Nikon SLM Solutions AG
- Type: Corporation
- ISIN: DE000A111338
- Industry: Machinery
- Founded: 2006
- Headquarters: Lübeck, Germany
- Key people: Hamid Zarringhalam (Chairman); Sam O’Leary (CEO); Charles Grace (CCO); Jan-Niklas Thielmann (CFO);
- Number of employees: +650 (2024)
- Website: www.nikon-slm-solutions.com

= SLM Solutions Group AG =

German maker of 3D metal printers

Nikon SLM Solutions AG, headquartered in Lübeck, Germany, is a manufacturer of 3D metal printers listed on the stock market and co-owner of the word mark SLM. The shares of SLM Solutions Group AG have been listed in Prime Standard of the Frankfurt Stock Exchange since May 9, 2014.

== History ==

Between 1996 and 1998, the companies F & S Stereolithografietechnik GmbH (Fockele & Schwarze), Trumpf GmbH and the Fraunhofer Institute for Laser Technology began with initial research on laser fusion processes. After the founding of a European Technology Center for rapid prototyping in Kaarst (Germany), the British Mining and Chemical Products Ltd. (MCP) introduced the technique of selective laser melting while Fockele & Schwarze received various patents in this area.

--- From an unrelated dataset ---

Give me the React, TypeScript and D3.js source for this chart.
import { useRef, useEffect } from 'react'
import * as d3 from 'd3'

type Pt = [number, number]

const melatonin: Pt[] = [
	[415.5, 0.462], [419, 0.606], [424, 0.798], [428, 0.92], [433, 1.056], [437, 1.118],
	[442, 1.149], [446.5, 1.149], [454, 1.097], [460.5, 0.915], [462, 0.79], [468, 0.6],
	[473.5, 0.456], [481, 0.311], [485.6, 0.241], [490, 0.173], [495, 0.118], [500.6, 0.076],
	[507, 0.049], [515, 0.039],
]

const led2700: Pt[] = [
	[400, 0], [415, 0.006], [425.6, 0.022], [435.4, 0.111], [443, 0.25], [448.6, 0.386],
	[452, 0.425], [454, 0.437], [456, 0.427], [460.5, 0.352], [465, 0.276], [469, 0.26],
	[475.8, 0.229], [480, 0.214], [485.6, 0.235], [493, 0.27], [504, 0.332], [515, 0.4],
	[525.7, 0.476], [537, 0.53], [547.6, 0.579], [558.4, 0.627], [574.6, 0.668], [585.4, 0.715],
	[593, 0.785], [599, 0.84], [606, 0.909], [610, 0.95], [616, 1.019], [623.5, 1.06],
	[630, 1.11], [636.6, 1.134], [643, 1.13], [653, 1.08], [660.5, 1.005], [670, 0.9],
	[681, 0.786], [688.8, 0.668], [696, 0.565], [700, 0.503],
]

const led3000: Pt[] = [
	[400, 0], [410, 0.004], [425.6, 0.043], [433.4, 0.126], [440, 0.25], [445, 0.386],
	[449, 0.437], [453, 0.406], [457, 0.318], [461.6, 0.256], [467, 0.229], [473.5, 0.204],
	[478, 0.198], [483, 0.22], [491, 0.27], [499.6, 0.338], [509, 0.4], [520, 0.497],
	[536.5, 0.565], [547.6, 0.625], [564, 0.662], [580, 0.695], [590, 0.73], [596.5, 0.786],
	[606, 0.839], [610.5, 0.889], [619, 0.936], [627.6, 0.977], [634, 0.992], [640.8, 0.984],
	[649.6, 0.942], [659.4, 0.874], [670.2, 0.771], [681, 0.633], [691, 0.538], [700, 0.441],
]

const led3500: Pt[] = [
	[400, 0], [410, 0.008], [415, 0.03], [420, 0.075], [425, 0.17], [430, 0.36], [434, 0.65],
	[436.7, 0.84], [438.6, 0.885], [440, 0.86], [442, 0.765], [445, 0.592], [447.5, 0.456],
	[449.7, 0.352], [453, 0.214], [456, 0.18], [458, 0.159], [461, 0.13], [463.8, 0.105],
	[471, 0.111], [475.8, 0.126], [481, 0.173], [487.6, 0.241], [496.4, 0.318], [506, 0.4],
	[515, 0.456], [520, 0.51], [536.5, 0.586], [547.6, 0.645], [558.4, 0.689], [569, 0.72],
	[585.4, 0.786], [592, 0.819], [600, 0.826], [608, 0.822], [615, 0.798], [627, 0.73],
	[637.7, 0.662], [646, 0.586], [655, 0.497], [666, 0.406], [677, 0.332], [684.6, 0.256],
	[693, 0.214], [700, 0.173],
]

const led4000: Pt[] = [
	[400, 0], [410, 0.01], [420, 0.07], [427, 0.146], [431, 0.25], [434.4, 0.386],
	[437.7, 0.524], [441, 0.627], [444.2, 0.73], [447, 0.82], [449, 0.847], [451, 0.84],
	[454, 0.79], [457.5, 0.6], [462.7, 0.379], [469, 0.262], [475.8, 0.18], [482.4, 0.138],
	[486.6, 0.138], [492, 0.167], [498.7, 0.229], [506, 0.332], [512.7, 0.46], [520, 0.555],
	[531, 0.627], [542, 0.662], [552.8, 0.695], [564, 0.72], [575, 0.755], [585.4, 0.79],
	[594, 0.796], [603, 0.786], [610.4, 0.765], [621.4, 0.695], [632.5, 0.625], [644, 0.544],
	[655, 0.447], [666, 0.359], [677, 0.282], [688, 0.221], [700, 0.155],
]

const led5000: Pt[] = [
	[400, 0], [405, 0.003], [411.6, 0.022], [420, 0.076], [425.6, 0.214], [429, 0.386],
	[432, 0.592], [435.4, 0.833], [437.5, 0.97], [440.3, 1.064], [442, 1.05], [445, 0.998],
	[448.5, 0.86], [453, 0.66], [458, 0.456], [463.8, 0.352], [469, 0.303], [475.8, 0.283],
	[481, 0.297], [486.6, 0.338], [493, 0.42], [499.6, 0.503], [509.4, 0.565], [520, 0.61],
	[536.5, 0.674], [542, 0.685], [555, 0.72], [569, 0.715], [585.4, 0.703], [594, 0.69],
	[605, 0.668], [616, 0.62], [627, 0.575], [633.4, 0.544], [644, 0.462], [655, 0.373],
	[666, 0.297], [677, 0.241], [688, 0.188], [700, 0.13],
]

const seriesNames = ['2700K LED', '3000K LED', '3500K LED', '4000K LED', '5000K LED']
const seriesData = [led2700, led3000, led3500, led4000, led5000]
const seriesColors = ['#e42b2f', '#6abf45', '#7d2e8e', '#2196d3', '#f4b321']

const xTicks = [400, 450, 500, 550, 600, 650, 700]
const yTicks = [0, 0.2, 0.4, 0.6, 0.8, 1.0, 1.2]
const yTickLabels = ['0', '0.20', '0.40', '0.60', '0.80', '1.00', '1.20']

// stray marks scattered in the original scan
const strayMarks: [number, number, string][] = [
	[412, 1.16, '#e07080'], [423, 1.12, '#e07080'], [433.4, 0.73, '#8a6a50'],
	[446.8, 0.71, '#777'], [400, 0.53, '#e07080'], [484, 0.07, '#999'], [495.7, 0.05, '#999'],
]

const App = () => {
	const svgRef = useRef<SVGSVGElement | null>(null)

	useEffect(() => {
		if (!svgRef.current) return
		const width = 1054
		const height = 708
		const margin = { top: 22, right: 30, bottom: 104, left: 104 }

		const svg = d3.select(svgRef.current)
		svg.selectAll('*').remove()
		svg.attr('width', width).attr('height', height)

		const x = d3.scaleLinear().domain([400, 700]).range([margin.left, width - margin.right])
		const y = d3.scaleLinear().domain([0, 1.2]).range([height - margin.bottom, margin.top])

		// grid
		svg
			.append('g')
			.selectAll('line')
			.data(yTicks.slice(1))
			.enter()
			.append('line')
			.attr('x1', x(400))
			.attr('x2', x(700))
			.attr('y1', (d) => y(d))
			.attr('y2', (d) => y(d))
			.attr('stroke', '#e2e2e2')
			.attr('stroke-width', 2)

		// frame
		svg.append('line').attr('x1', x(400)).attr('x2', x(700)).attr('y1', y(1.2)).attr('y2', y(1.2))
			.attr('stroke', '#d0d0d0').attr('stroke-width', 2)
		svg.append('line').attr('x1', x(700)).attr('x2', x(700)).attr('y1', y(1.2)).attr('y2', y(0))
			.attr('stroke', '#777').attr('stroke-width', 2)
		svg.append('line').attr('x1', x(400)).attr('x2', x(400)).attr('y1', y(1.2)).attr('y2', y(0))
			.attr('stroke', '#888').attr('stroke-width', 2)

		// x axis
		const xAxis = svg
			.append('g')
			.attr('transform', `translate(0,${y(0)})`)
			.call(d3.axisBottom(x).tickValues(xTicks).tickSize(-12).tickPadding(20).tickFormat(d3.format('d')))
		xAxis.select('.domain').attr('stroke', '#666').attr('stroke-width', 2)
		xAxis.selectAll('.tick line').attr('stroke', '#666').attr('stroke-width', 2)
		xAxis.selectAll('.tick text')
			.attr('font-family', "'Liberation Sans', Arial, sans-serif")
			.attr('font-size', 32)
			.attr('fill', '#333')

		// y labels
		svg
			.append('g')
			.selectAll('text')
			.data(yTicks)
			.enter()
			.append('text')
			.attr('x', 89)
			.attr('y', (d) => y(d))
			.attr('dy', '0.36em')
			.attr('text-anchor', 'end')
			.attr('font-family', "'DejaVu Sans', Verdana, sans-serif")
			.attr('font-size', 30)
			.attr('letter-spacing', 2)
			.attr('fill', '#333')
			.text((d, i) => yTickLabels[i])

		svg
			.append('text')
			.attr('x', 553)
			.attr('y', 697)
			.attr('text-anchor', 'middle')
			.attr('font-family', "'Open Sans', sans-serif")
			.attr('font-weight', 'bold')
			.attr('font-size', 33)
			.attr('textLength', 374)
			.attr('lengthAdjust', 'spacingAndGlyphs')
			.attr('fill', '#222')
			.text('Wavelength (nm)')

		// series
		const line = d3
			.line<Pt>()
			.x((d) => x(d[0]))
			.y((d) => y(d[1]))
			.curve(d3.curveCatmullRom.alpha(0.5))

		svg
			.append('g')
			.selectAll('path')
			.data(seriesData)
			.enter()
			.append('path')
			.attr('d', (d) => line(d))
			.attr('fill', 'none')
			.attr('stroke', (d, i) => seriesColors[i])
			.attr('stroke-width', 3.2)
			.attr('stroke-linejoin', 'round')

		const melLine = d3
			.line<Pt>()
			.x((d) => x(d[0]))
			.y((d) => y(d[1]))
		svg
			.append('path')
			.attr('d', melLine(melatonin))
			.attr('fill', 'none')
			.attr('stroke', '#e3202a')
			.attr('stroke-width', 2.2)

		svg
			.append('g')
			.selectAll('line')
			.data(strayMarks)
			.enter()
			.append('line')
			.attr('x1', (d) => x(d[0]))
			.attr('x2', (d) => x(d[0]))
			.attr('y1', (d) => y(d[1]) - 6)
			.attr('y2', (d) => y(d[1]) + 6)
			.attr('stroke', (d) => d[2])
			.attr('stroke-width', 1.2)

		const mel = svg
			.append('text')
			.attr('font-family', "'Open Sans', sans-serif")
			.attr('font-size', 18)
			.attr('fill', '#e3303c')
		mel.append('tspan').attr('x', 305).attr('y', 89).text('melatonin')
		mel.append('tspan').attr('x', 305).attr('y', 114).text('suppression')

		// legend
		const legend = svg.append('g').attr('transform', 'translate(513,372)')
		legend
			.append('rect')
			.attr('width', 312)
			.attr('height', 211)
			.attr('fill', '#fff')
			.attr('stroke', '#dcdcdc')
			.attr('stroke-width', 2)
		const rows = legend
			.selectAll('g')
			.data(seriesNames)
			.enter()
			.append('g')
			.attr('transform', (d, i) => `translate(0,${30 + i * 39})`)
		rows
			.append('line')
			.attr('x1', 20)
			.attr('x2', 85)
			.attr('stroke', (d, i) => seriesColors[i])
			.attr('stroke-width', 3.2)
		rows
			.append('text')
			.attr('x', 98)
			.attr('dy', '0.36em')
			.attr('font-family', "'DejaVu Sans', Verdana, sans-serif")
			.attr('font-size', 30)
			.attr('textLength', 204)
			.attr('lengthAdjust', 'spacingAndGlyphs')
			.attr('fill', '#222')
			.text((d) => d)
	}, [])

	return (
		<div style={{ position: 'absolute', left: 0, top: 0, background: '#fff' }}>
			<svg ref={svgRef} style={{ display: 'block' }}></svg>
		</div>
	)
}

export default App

F & S and MCP formed a partnership and jointly developed marketable SLM devices. MCP was a pioneer in the laser processing of aluminum and titanium. The equipment was developed and manufactured at the subsidiary HEK GmbH in Lübeck. In the wake of corporate restructuring at MCP, this company division headed by Hans-Joachim Ihde was spun off in 2008 into MTT Technologies GmbH – later SLM Solutions GmbH —founded in 2006 and sold to Mr. Ihde and Henner Schöneborn. Both are still (as May 2014) involved in SLM Solutions Group AG.

ING Groep also participated in SLM via its fund Parcom Germany I and acquired more than half of the shares. In preparation for the planned IPO, the company was integrated into the newly founded SLM Holding GmbH, which was renamed SLM Solutions Group AG in 2014.

Consequently, the formal foundation year of the company is 2014, while the origins of the company go back to the 1990s. In a self-representation, it even goes back to the setting up of a Bolivian bismuth mine in the 1860s. The securities prospectus for the IPO cites 2006 as the foundation date of the operating company.
Within the context of the IPO in May 2014, the SLM Solutions Group AG netted €75 million by issuing new shares. At the same time, the existing shareholders – mainly Parcom – sold shares at the quoted value of €105 million. The sale of old shares at a quoted value of 103 to 163 million euros was planned.
Key strategic partnerships were concluded in the year 2016.
In the area of application software, SLM Solutions Software GmbH was founded together with the Austrian CADS GmbH from Perg in February 2016. The common goal is the development of software that facilitates the optimal design of components for additive manufacturing.
In addition, 3D Metal Powder GmbH was entered in the commercial register on July 14, 2016, with the objective of supplying custom-tailored consumable material for the respective customer applications.

== Business and financial position ==
In the years prior to the IPO, SLM Solutions experienced growing demand for 3D printers and correspondingly strong growth. The following table shows some key business figures:

| Year | SLM Systems sold | Sales (million €) | EBITDA* (million €) | EBITA* (million €) | Employees (annual average) |
|---|---|---|---|---|---|
| 2011 | 7 | 11.9 | 1.2 | 0.8 | 46 |
| 2012 | 21 | 17.5 | 1.9 | 1.5 | 52 |
| 2013 | 28 | 21.6 | 2.5 | 1.5 | 74 |
| 2014 | 49 | 33.5 | 4.5 | -6.0** | 148 |
| 2015 | 93 | 66.1 | 8.1 | 4.9 | 200 |
| 2016 | 118 | 80.7 | 3.1 | -0.7 | 300 |

- EBITDA adjusted for "one-time expense" as specified by the company; EBIT according to the profit and loss account, adjusted for depreciation from the purchase price allocation

  - Including €8.4 M expenses in connection with the IPO

== Circle of shareholders ==
Since the IPO, a good 55% of the shares are held in widespread shareholdings

On 2 September 2022, Nikon announced plans for a public takeover of SLM Solutions for €622m. Nikon said it has already obtained binding commitments from SLM's key shareholders Elliott Advisors, ENA Investment Capital and SLM's founder Hans J Ihde to support the deal, which is expected to close in the first half of 2023. This comes after a failed acquisition by General Electric Co. back in 2016 which saw SLM's key shareholder, Elliott Management Corp., blocked the bid.